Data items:
******************************

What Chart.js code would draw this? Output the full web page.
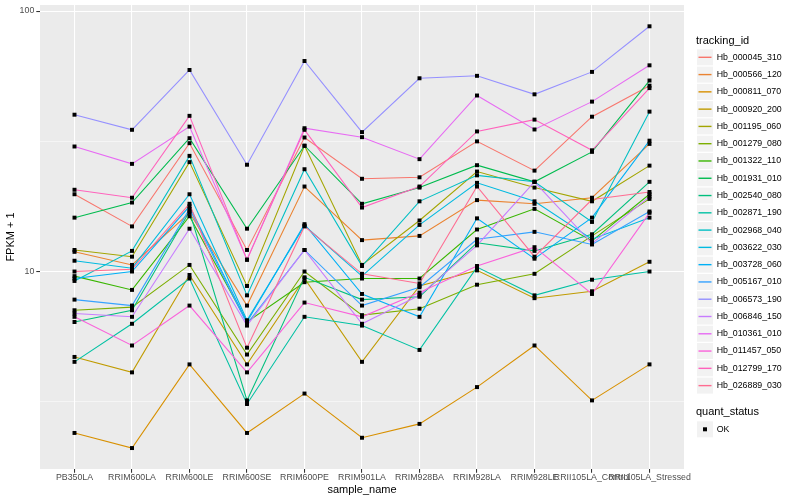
<!DOCTYPE html>
<html>
<head>
<meta charset="utf-8">
<script src="https://cdn.jsdelivr.net/npm/chart.js@4.4.1/dist/chart.umd.min.js"></script>
<style>
  html, body { margin: 0; padding: 0; background: #fff; }
</style>
</head>
<body>
<canvas id="chart" width="800" height="500"></canvas>
<script>
const sampleNames = ['PB350LA', 'RRIM600LA', 'RRIM600LE', 'RRIM600SE', 'RRIM600PE', 'RRIM901LA',
    'RRIM928BA', 'RRIM928LA', 'RRIM928LE', 'RRII105LA_Control', 'RRII105LA_Stressed'];
const yTickLabels = [10, 100];
const yMinorTicks = [3.162, 31.62];
const trackingIds = ['Hb_000045_310', 'Hb_000566_120', 'Hb_000811_070', 'Hb_000920_200', 'Hb_001195_060',
    'Hb_001279_080', 'Hb_001322_110', 'Hb_001931_010', 'Hb_002540_080', 'Hb_002871_190',
    'Hb_002968_040', 'Hb_003622_030', 'Hb_003728_060', 'Hb_005167_010', 'Hb_006573_190',
    'Hb_006846_150', 'Hb_010361_010', 'Hb_011457_050', 'Hb_012799_170', 'Hb_026889_030'];

// FPKM + 1 per sample
const hb_000045_310 = [19.8, 14.9, 31.1, 12.1, 32.7, 22.7, 23.0, 31.6, 24.4, 39.3, 51.7];
const hb_000566_120 = [11.9, 10.6, 16.8, 7.4, 21.2, 13.2, 13.7, 18.8, 18.2, 19.2, 30.9];
const hb_000811_070 = [2.4, 2.1, 4.4, 2.4, 3.4, 2.3, 2.6, 3.6, 5.2, 3.2, 4.4];
const hb_000920_200 = [4.7, 4.1, 9.7, 4.4, 9.4, 4.5, 8.8, 10.1, 7.9, 8.4, 10.9];
const hb_001195_060 = [12.1, 11.4, 26.3, 8.8, 30.4, 10.6, 15.7, 24.2, 21.0, 18.6, 25.5];
const hb_001279_080 = [7.1, 7.3, 10.6, 4.8, 10.0, 6.8, 7.2, 8.9, 9.8, 13.7, 19.0];
const hb_001322_110 = [9.6, 8.5, 16.3, 6.4, 9.1, 9.4, 9.4, 14.5, 17.4, 13.1, 19.8];
const hb_001931_010 = [16.1, 18.4, 32.5, 14.6, 30.4, 18.2, 21.0, 25.6, 22.1, 28.8, 54.1];
const hb_002540_080 = [6.4, 7.1, 17.0, 3.2, 9.5, 7.8, 8.0, 12.9, 12.0, 13.9, 22.1];
const hb_002871_190 = [4.5, 6.3, 9.4, 3.1, 6.7, 6.2, 5.0, 10.4, 8.1, 9.3, 10.0];
const hb_002968_040 = [9.2, 12.0, 27.8, 8.1, 24.7, 10.5, 18.6, 23.4, 22.1, 15.5, 41.1];
const hb_003622_030 = [11.0, 10.3, 19.8, 6.5, 15.0, 9.6, 15.1, 21.9, 18.6, 13.3, 16.1];
const hb_003728_060 = [9.4, 10.0, 17.8, 6.4, 15.2, 8.2, 6.7, 16.0, 11.2, 16.1, 31.8];
const hb_005167_010 = [7.8, 7.4, 17.4, 6.3, 12.1, 7.4, 8.7, 13.3, 14.2, 12.7, 17.0];
const hb_006573_190 = [40.0, 35.0, 59.4, 25.7, 64.3, 34.3, 55.2, 56.4, 47.9, 58.4, 87.4];
const hb_006846_150 = [6.9, 6.7, 14.6, 6.2, 12.1, 6.3, 8.1, 12.6, 22.1, 12.8, 19.4];
const hb_010361_010 = [30.2, 25.9, 36.0, 11.1, 35.5, 32.8, 27.0, 47.4, 35.1, 44.9, 61.9];
const hb_011457_050 = [6.7, 5.2, 7.4, 4.1, 7.6, 6.7, 8.3, 10.5, 12.4, 8.2, 16.8];
const hb_012799_170 = [20.6, 19.2, 39.6, 11.1, 35.0, 17.6, 21.2, 34.5, 38.3, 29.2, 50.6];
const hb_026889_030 = [10.0, 10.2, 18.2, 5.1, 14.9, 9.8, 9.0, 21.2, 11.4, 18.9, 20.2];

const seriesValues = [hb_000045_310, hb_000566_120, hb_000811_070, hb_000920_200, hb_001195_060,
    hb_001279_080, hb_001322_110, hb_001931_010, hb_002540_080, hb_002871_190,
    hb_002968_040, hb_003622_030, hb_003728_060, hb_005167_010, hb_006573_190,
    hb_006846_150, hb_010361_010, hb_011457_050, hb_012799_170, hb_026889_030];

// ggplot default hue palette, 20 levels
const seriesColors = ['#F8766D', '#EA8331', '#D89000', '#C09B00', '#A3A500', '#7CAE00', '#39B600',
    '#00BB4E', '#00BF7D', '#00C1A3', '#00BFC4', '#00BAE0', '#00B0F6', '#35A2FF', '#9590FF',
    '#C77CFF', '#E76BF3', '#FA62DB', '#FF62BC', '#FF6C91'];

const FONT = '"Liberation Sans", Arial, sans-serif';

const toPoints = values => values.map((v, i) => ({ x: i, y: v }));

const lineSets = seriesValues.map((values, i) => ({
    label: trackingIds[i],
    data: toPoints(values),
    showLine: true,
    borderColor: seriesColors[i],
    borderWidth: 1.07,
    pointRadius: 0,
    tension: 0,
    order: seriesValues.length - i
}));

const pointSet = {
    label: 'OK',
    data: seriesValues.flatMap(toPoints),
    showLine: false,
    pointStyle: 'rect',
    pointRadius: 2.8,
    pointBorderWidth: 0,
    pointBackgroundColor: '#000',
    order: 0
};

const panelPlugin = {
    id: 'panel',
    beforeDraw(chart) {
        const { ctx, chartArea: a } = chart;
        ctx.save();
        ctx.fillStyle = '#fff';
        ctx.fillRect(0, 0, chart.width, chart.height);
        ctx.fillStyle = '#EBEBEB';
        ctx.fillRect(a.left, a.top, a.right - a.left, a.bottom - a.top);
        ctx.restore();
    }
};

const legendPlugin = {
    id: 'ggLegend',
    afterDraw(chart) {
        const ctx = chart.ctx;
        const keyX = 697, pitch = 17.28, keyW = 16, top0 = 49.3;
        ctx.save();
        ctx.textAlign = 'left';
        ctx.textBaseline = 'middle';
        ctx.fillStyle = '#000';
        ctx.font = '11px ' + FONT;
        ctx.fillText('tracking_id', 696, 40.5);
        trackingIds.forEach((id, i) => {
            const y = top0 + i * pitch;
            ctx.fillStyle = '#F2F2F2';
            ctx.fillRect(keyX, y, keyW, keyW);
            ctx.strokeStyle = seriesColors[i];
            ctx.lineWidth = 1.4;
            ctx.beginPath();
            ctx.moveTo(keyX + 1.5, y + keyW / 2);
            ctx.lineTo(keyX + keyW - 1.5, y + keyW / 2);
            ctx.stroke();
            ctx.fillStyle = '#000';
            ctx.font = '8.8px ' + FONT;
            ctx.fillText(id, 716.7, y + keyW / 2);
        });
        ctx.font = '11px ' + FONT;
        ctx.fillText('quant_status', 696, 412.3);
        const okTop = 421.3;
        ctx.fillStyle = '#F2F2F2';
        ctx.fillRect(keyX, okTop, keyW, keyW);
        ctx.fillStyle = '#000';
        ctx.fillRect(keyX + keyW / 2 - 2, okTop + keyW / 2 - 2, 4, 4);
        ctx.font = '8.8px ' + FONT;
        ctx.fillText('OK', 716.7, okTop + keyW / 2);
        ctx.restore();
    }
};

new Chart(document.getElementById('chart'), {
    type: 'scatter',
    data: { datasets: [pointSet, ...lineSets] },
    options: {
        responsive: false,
        animation: false,
        layout: { padding: { top: 5, right: 116, bottom: 0, left: 0 } },
        plugins: { legend: { display: false }, tooltip: { enabled: false } },
        scales: {
            x: {
                type: 'linear',
                min: -0.6,
                max: sampleNames.length - 0.4,
                bounds: 'data',
                afterBuildTicks: s => { s.ticks = sampleNames.map((_, i) => ({ value: i })); },
                afterFit: s => { s.height = 31; s.paddingLeft = 0; s.paddingRight = 0; },
                ticks: {
                    autoSkip: false, maxRotation: 0, minRotation: 0, padding: 0,
                    color: '#4D4D4D', font: { size: 8.8, family: FONT },
                    callback: v => sampleNames[v]
                },
                grid: { color: '#fff', lineWidth: 1.07, tickLength: 3.7, tickColor: '#333', tickWidth: 1.07 },
                border: { display: false },
                title: {
                    display: true, text: 'sample_name', color: '#000',
                    font: { size: 11, family: FONT }, padding: { top: 0, bottom: 3 }
                }
            },
            y: {
                type: 'logarithmic',
                min: 1.745,
                max: 105.5,
                bounds: 'data',
                afterBuildTicks: s => {
                    s.ticks = [...yMinorTicks, ...yTickLabels].sort((a, b) => a - b).map(v => ({ value: v }));
                },
                afterFit: s => { s.width = 40; s.paddingTop = 0; s.paddingBottom = 0; },
                ticks: {
                    padding: 2, color: '#4D4D4D', font: { size: 8.8, family: FONT },
                    callback: v => yTickLabels.includes(v) ? String(v) : ''
                },
                grid: {
                    color: '#fff',
                    lineWidth: c => yTickLabels.includes(c.tick.value) ? 1.07 : 0.53,
                    tickLength: 3.7,
                    tickWidth: 1.07,
                    tickColor: c => yTickLabels.includes(c.tick.value) ? '#333' : 'rgba(0,0,0,0)'
                },
                border: { display: false },
                title: {
                    display: true, text: 'FPKM + 1', color: '#000',
                    font: { size: 11, family: FONT }, padding: { top: 4, bottom: 0 }
                }
            }
        }
    },
    plugins: [panelPlugin, legendPlugin]
});
</script>
</body>
</html>
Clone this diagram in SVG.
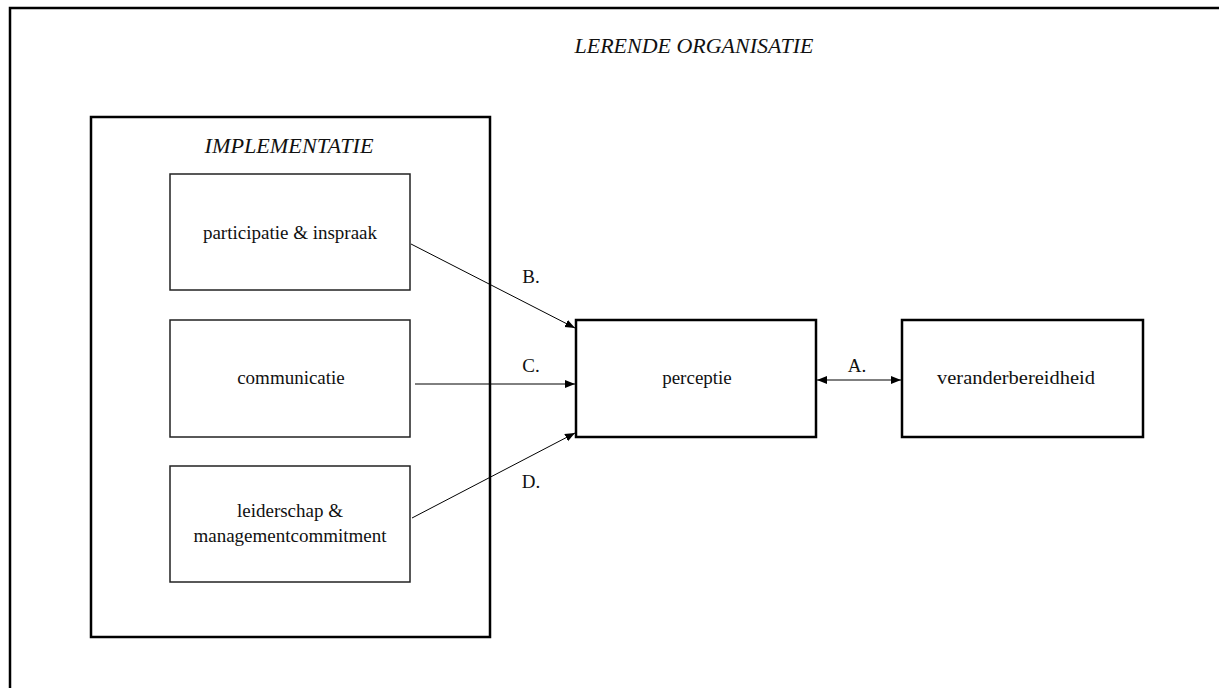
<svg xmlns="http://www.w3.org/2000/svg" width="1219" height="688" viewBox="0 0 1219 688">
<style>
.t{font-family:"Liberation Serif","Times New Roman",serif;font-size:19px;fill:#111;text-anchor:middle}
.ti{font-family:"Liberation Serif","Times New Roman",serif;font-size:21px;font-style:italic;fill:#111;text-anchor:middle}
.thick{fill:none;stroke:#000;stroke-width:2.5}
.thin{fill:none;stroke:#222;stroke-width:1.5}
.c{fill:none;stroke:#000;stroke-width:1}
</style>
<defs>
<marker id="ah" viewBox="0 0 10 10" refX="10" refY="5" markerWidth="10" markerHeight="10" markerUnits="userSpaceOnUse" orient="auto-start-reverse">
<path d="M0,1 L10,5 L0,9 Z" fill="#000"/>
</marker>
</defs>
<rect width="1219" height="688" fill="#fff"/>
<g id="lerende-organisatie">
<rect class="thick" x="10" y="8" width="1215" height="690"/>
<text class="ti" x="694" y="53" textLength="239" lengthAdjust="spacingAndGlyphs">LERENDE ORGANISATIE</text>
</g>
<g id="implementatie">
<rect class="thick" x="91" y="117" width="399" height="520"/>
<text class="ti" x="289" y="153" textLength="169" lengthAdjust="spacingAndGlyphs">IMPLEMENTATIE</text>
</g>
<g id="participatie">
<rect class="thin" x="170" y="174" width="240" height="116"/>
<text class="t" x="290" y="239">participatie &amp; inspraak</text>
</g>
<g id="communicatie">
<rect class="thin" x="170" y="320" width="240" height="117"/>
<text class="t" x="291" y="384">communicatie</text>
</g>
<g id="leiderschap">
<rect class="thin" x="170" y="466" width="240" height="116"/>
<text class="t" x="290" y="517">leiderschap &amp;</text>
<text class="t" x="290" y="542">managementcommitment</text>
</g>
<g id="perceptie">
<rect class="thick" x="576" y="320" width="240" height="117"/>
<text class="t" x="697" y="384">perceptie</text>
</g>
<g id="veranderbereidheid">
<rect class="thick" x="902" y="320" width="241" height="117"/>
<text class="t" x="1016" y="384" textLength="158" lengthAdjust="spacingAndGlyphs">veranderbereidheid</text>
</g>
<g id="connectors">
<line class="c" x1="411" y1="244" x2="575" y2="328" marker-end="url(#ah)"/>
<line class="c" x1="415" y1="384" x2="575" y2="384" marker-end="url(#ah)"/>
<line class="c" x1="412" y1="518" x2="575" y2="433" marker-end="url(#ah)"/>
<line class="c" x1="817" y1="380" x2="901" y2="380" marker-start="url(#ah)" marker-end="url(#ah)"/>
<text class="t" x="531" y="283">B.</text>
<text class="t" x="531" y="372">C.</text>
<text class="t" x="531" y="488">D.</text>
<text class="t" x="857" y="372">A.</text>
</g>
</svg>
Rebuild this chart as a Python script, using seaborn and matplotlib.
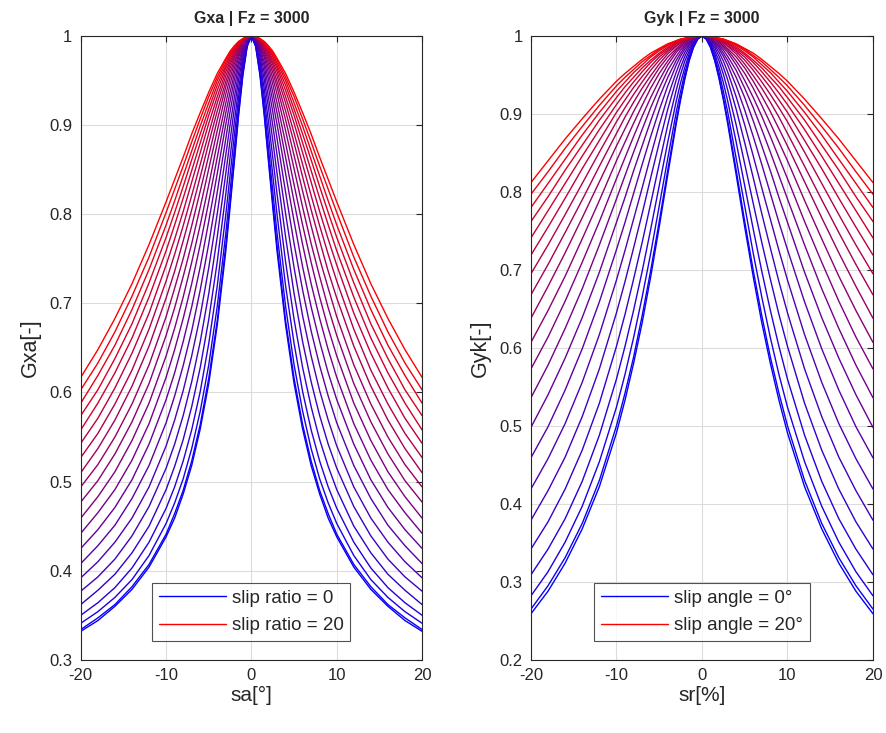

******************************

* [What the exercise asks]: Pull out every line of the entries that includes the word "script".

* [Task result]:
<script src="https://cdn.jsdelivr.net/npm/chart.js@4.4.1/dist/chart.umd.min.js"></script>
<script>
</script>
Rebuild this chart as a Python script, using seaborn and matplotlib.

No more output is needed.